A Research Storytelling Guide

A way of building meaning that feels lived.

Mellon Collie and the Infinite Sadness refuses to behave like anything meant to stay within the lines.

The Smashing Pumpkins built an album that stretches out in every direction. A piano that barely holds itself together. A string section bursting with colour. A sudden wash of distortion. Then quiet again.

It honestly feels like weather rather than structure. Something you walk into, stay inside for a while, and leave changed in a way you cannot fully name. It did for me when it was released 30 years ago, and it still has the same power over me today.

Research storytelling tends to go the other way. Everything pruned, everything reckoned. Every idea encased in logic until nothing breathes. You walk out knowing the facts but not the world they came from. Mellon Collie offers a different blueprint. Something more unruly, and unusually useful.

What follows is the album’s inner logic reformed into something that serves insight storytelling without stripping away the frantic grain of human texture.


1. Begin with mood before information

The album starts with that drifting piano piece. A small atmosphere forming. No explanation. No welcome. Just a temperature shift. And then the rest of the world grows out of it.
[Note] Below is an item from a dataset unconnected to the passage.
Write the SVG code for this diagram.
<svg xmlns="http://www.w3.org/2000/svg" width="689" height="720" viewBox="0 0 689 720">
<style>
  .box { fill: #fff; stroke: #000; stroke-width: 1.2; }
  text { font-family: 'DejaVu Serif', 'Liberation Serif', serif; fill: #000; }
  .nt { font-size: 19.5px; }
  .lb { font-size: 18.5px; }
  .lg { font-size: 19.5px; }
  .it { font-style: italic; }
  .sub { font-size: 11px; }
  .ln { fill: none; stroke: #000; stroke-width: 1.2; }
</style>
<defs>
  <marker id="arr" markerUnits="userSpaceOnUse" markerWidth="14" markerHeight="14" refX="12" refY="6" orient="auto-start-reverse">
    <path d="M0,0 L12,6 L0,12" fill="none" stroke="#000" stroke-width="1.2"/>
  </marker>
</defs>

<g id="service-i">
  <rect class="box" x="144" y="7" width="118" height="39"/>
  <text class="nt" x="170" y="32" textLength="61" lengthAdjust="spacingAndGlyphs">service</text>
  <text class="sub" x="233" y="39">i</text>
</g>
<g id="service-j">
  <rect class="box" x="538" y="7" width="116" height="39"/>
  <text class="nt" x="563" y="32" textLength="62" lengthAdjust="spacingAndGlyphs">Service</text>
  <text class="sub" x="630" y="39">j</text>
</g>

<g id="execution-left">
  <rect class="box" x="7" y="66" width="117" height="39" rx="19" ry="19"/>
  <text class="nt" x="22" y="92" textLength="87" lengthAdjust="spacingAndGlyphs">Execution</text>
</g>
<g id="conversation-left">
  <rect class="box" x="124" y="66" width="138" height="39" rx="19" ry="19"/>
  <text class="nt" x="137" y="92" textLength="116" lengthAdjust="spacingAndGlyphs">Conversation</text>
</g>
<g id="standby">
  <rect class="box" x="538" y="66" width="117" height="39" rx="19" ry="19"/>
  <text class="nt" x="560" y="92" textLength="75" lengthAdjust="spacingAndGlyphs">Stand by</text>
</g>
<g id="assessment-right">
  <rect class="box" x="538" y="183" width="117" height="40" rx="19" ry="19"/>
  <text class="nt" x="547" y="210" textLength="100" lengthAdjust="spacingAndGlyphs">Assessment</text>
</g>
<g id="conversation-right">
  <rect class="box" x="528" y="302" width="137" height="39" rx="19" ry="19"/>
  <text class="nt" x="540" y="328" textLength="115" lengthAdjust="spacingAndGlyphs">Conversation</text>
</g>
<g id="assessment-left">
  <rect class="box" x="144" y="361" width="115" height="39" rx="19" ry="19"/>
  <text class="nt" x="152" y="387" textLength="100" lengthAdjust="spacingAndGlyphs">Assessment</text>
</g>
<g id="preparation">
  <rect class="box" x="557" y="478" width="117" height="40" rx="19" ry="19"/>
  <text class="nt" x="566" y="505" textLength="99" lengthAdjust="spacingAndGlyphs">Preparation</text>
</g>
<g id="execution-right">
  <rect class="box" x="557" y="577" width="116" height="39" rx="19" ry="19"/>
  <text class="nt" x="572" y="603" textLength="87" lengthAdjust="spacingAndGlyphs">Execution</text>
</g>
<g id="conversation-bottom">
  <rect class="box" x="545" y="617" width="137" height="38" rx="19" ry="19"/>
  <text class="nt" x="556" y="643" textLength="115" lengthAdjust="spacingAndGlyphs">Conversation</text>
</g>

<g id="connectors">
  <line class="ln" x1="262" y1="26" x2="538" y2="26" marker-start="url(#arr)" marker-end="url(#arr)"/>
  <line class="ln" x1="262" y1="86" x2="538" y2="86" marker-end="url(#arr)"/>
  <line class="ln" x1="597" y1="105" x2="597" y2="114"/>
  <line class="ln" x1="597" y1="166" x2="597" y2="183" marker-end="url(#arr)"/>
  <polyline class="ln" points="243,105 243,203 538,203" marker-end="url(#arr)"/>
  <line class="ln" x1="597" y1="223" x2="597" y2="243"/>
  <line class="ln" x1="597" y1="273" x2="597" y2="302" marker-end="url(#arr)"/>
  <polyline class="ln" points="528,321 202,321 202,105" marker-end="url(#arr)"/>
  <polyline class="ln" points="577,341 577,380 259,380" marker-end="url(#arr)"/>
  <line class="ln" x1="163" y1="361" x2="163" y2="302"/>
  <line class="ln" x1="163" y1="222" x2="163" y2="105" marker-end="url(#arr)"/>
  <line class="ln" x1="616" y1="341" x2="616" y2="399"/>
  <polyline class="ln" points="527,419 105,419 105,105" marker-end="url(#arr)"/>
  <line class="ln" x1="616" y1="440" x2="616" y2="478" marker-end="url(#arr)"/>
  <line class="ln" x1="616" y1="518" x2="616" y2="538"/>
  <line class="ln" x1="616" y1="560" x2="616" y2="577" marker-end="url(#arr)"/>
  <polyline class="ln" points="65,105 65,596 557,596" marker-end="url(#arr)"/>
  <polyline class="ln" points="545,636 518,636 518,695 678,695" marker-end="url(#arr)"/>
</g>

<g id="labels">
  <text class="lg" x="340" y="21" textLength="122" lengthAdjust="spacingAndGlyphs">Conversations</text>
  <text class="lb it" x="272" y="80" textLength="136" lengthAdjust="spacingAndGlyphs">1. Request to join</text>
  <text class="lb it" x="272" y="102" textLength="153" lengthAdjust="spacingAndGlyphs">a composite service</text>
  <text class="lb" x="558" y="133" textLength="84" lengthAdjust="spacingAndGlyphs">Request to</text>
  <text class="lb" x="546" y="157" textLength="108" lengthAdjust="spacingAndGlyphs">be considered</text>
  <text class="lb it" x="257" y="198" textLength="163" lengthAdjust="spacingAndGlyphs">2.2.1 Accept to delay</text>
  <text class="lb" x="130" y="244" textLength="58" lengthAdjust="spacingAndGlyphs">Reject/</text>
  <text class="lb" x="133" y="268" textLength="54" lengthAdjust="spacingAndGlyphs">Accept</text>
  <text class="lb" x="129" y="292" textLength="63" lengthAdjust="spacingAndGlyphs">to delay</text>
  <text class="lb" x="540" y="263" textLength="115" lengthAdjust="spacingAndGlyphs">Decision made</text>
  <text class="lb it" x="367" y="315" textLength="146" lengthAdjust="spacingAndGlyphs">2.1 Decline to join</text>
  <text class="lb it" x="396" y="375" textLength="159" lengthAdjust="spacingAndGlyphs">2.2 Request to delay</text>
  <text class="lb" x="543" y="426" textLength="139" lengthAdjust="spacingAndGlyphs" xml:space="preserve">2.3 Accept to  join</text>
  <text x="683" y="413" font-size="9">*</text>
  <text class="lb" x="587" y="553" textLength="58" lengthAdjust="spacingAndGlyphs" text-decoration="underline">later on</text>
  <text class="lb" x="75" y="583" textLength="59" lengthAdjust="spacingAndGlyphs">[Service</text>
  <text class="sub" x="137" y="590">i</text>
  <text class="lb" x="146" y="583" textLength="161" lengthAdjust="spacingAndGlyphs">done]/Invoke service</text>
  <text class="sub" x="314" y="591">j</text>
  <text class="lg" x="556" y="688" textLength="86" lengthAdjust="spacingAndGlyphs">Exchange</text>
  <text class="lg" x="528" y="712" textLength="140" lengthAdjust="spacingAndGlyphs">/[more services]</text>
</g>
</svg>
Research stories can open the same way. A single detail from fieldwork. A short respondent line that cracks the surface. A tiny behavioural moment that names the tension without analysing it. One image that captures the world better than twenty slides ever could. The point is not drama but alignment.
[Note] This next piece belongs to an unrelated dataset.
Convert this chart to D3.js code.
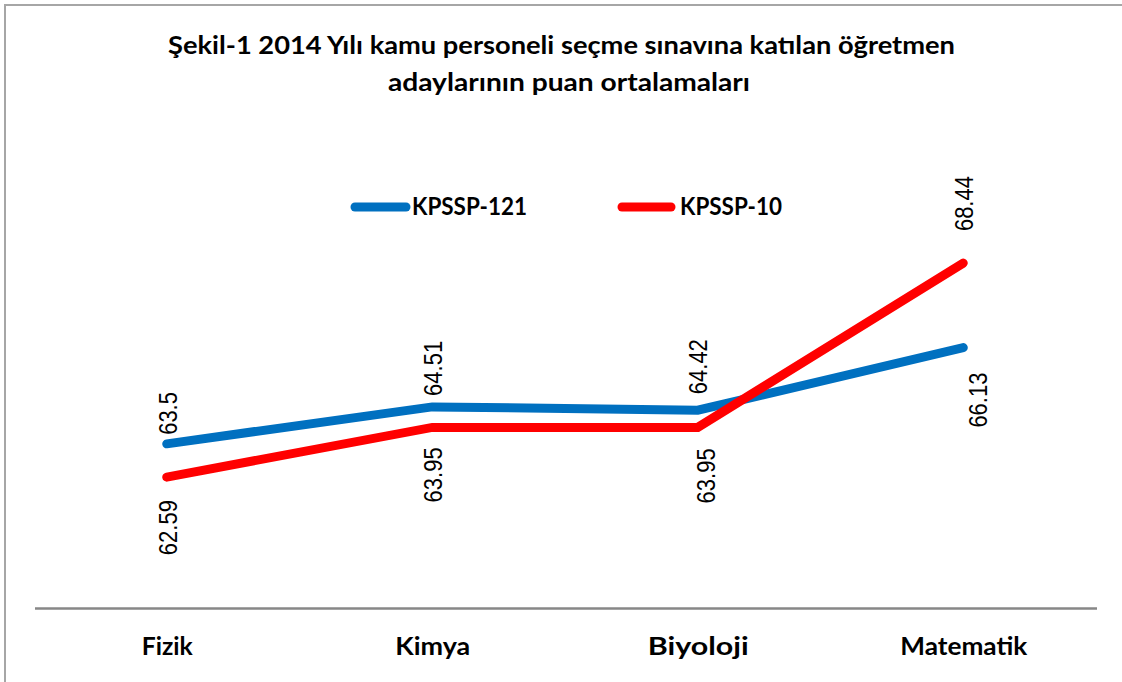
<!DOCTYPE html>
<html><head><meta charset="utf-8">
<script src="https://cdn.jsdelivr.net/npm/d3@7"></script>
<style>html,body{margin:0;padding:0;background:#fff;}svg{display:block;}</style>
</head><body>
<script>
const categories = ["Fizik", "Kimya", "Biyoloji", "Matematik"];
const seriesNames = ["KPSSP-121", "KPSSP-10"];
const kpssp121 = [63.5, 64.51, 64.42, 66.13];
const kpssp10 = [62.59, 63.95, 63.95, 68.44];
const colors = ["#0070C0", "#FF0000"];
const titleLines = ["Şekil-1 2014 Yılı kamu personeli seçme sınavına katılan öğretmen", "adaylarının puan ortalamaları"];

// layout (not data)
const W = 1122, H = 682;
const labelLayout = [
  [{pos:"above", gap:9, dx:1}, {pos:"above", gap:11, dx:0}, {pos:"above", gap:16, dx:0}, {pos:"below", gap:25, dx:14}],
  [{pos:"below", gap:23, dx:1}, {pos:"below", gap:20, dx:0}, {pos:"below", gap:21, dx:8}, {pos:"above", gap:32, dx:0}]
];

const svg = d3.select("body").append("svg").attr("width", W).attr("height", H);
svg.append("rect").attr("x", 0).attr("y", 0).attr("width", W).attr("height", H).attr("fill", "#fff");
svg.append("rect").attr("x", 5).attr("y", 5).attr("width", W + 20).attr("height", H + 20)
  .attr("fill", "none").attr("stroke", "#a6a6a6").attr("stroke-width", 2);

// title
const titleCfg = [{x: 561.5, y: 54, len: 787}, {x: 569, y: 91, len: 362}];
titleLines.forEach((t, i) => {
  svg.append("text").attr("x", titleCfg[i].x).attr("y", titleCfg[i].y)
    .attr("text-anchor", "middle").attr("font-family", "Lato, 'Liberation Sans', sans-serif")
    .attr("font-weight", "bold").attr("font-size", 24)
    .attr("textLength", titleCfg[i].len).attr("lengthAdjust", "spacingAndGlyphs")
    .text(t);
});

const x = d3.scalePoint().domain(categories).range([34, 1096]).padding(0.5);
const y = d3.scaleLinear().domain([59, 70]).range([608.5, 206]);

// x axis
const xAxis = svg.append("g").attr("transform", `translate(0,${y(59)})`)
  .call(d3.axisBottom(x).tickSize(0).tickPadding(0));
xAxis.select(".domain").attr("stroke", "#878787").attr("stroke-width", 2.5).attr("d", "M35,0H1097");
const tickLens = {"Fizik": 51, "Kimya": 75, "Biyoloji": 101, "Matematik": 127};
xAxis.selectAll(".tick text")
  .attr("y", 655 - y(59)).attr("dy", 0)
  .attr("font-family", "Lato, 'Liberation Sans', sans-serif").attr("font-weight", "bold")
  .attr("font-size", 24).attr("fill", "#000")
  .attr("textLength", d => tickLens[d]).attr("lengthAdjust", "spacingAndGlyphs");

// lines
const allSeries = [kpssp121, kpssp10];
const line = d3.line().x((d, i) => x(categories[i])).y(d => y(d));
allSeries.forEach((s, si) => {
  svg.append("path").datum(s).attr("d", line).attr("fill", "none")
    .attr("stroke", colors[si]).attr("stroke-width", 9)
    .attr("stroke-linecap", "round").attr("stroke-linejoin", "miter");
});

// data labels
allSeries.forEach((s, si) => {
  s.forEach((v, i) => {
    const L = labelLayout[si][i];
    const px = x(categories[i]) + L.dx;
    const py = L.pos === "above" ? y(v) - L.gap : y(v) + L.gap;
    const g = svg.append("g").attr("transform", `translate(${px},${py}) rotate(-90) scale(1,1.2)`);
    g.append("text").attr("x", 0).attr("y", 0).attr("dy", "0.35em")
      .attr("text-anchor", L.pos === "above" ? "start" : "end")
      .attr("font-family", "'Liberation Sans', Arial, sans-serif").attr("font-size", 22)
      .attr("fill", "#000").text(String(v));
  });
});

// legend
const legCfg = [{x1: 355, x2: 406, tx: 412, len: 115}, {x1: 622, x2: 671, tx: 680, len: 102}];
seriesNames.forEach((n, i) => {
  svg.append("line").attr("x1", legCfg[i].x1).attr("x2", legCfg[i].x2).attr("y1", 207).attr("y2", 207)
    .attr("stroke", colors[i]).attr("stroke-width", 9).attr("stroke-linecap", "round");
  svg.append("text").attr("x", legCfg[i].tx).attr("y", 215)
    .attr("font-family", "Lato, 'Liberation Sans', sans-serif").attr("font-weight", "bold")
    .attr("font-size", 24).attr("textLength", legCfg[i].len).attr("lengthAdjust", "spacingAndGlyphs")
    .text(n);
});
</script>
</body></html>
Once everyone enters through the same emotional door, the insights make more sense because the listening has already begun.


2. Let tone move without warning

Move from Tonight, Tonight to Jellybelly (my fav track on the album) and the spine jolts. The strings lift you and the big fuzz knocks you sideways. The shift wakes up parts of you that predictability shuts down. The album uses contrast as an engine.

Insighting needs this too. A piece of quant followed by a quiet human detail. A clear pattern followed by something that unsettles it a little. Things keep tilting a little. You do not need to raise volume or speed. Just move between forms. People stay with you when the flow keeps bending into something new.


3. Let order do the heavy lifting

Track order does half the storytelling. Here Is No Why lands differently after Jellybelly than it ever would on its own. Context reshapes meaning and the sequence delivers the ache.

Insights behave the same way. They gain or lose weight depending on what stands around them. If you place the simplest idea first, it clears space for what follows. If you let the deeper idea arrive once the room is already inside the world, it hits harder without you pushing it. Stories have a natural centre of gravity. When the heart of it appears, the rest moves around it on its own.


4. Follow the deep cuts

Everyone points to 1979 when they talk about the album. But the internal wiring lies in tracks like Porcelina of the Vast OceansThru the Eyes of Ruby, and Galapogos, where the album stretches out and the truth quietly gathers itself. These are the songs that glue the record together.

Insight work has its own deep cuts. The patterns that keep reappearing in small ways. The tension that lives underneath the obvious claim. The contradictions that refuse to behave. These are the parts that explain the world rather than simply naming it. Let them sit long enough for people to notice. Once you show the fragments, the shape becomes obvious on its own.


5. Build the world, not the path

Mellon Collie reads less as a sequence and more as an ecosystem. A collective weather front drifts across the tracks. Some fracture the sky, some contract the walls, yet all inhale the same atmosphere.

Research storytelling becomes clearer when you think in worlds. Not steps. Not bullet points. Worlds.

Start by mapping the pressures around the behaviour. The cultural hum. The social constraints. The choices people never get to make. Once that world is drawn, every insight sits inside it naturally. You stop explaining and let the surroundings speak for you.


6. Leave the rough edges where they belong

A track like X.Y.U. barely holds itself together. It tears and thrashes and still somehow stays whole. That tension makes it feel alive. Nothing polished would have done the same job.

Research stories often smooth everything until no tension remains. But tension is information. When people say one thing and do another, that is not a flaw. It is a signal. When behaviour refuses to sit neatly inside the category norms, that tells you something straight lines cannot. Keep one or two of those rough edges visible. Not unresolved, simply present. They show the truth better than a polished conclusion.


7. Let the ending settle instead of closing

Listen to Farewell and Goodnight and you notice a slow thinning. The sound eases back bit by bit. You start hearing the quiet around it. The album does not gather itself or tighten up. It settles and the world quietens in its own way.

A research ending benefits from that same gentleness. You do not need to recap. You do not need a triumphant line. Instead give the room a moment where the central idea rests on its own. A shift in how the problem looks now that everything has been seen. A small space for the meaning to catch up with the mind. People remember endings when they breathe, not when they instruct.


Final Musings

The Smashing Pumpkins built an album that should not work on paper. Too protracted, too hybridised, too erratic. But it holds because each part trusts the rest. It lets things stretch. It lets things be weird. It allows the world to hewn the meaning.

Research stories can take the same shape. Not clean. Not compressed. Built around the rhythms of how people really feel and think rather than how presentations pretend they do.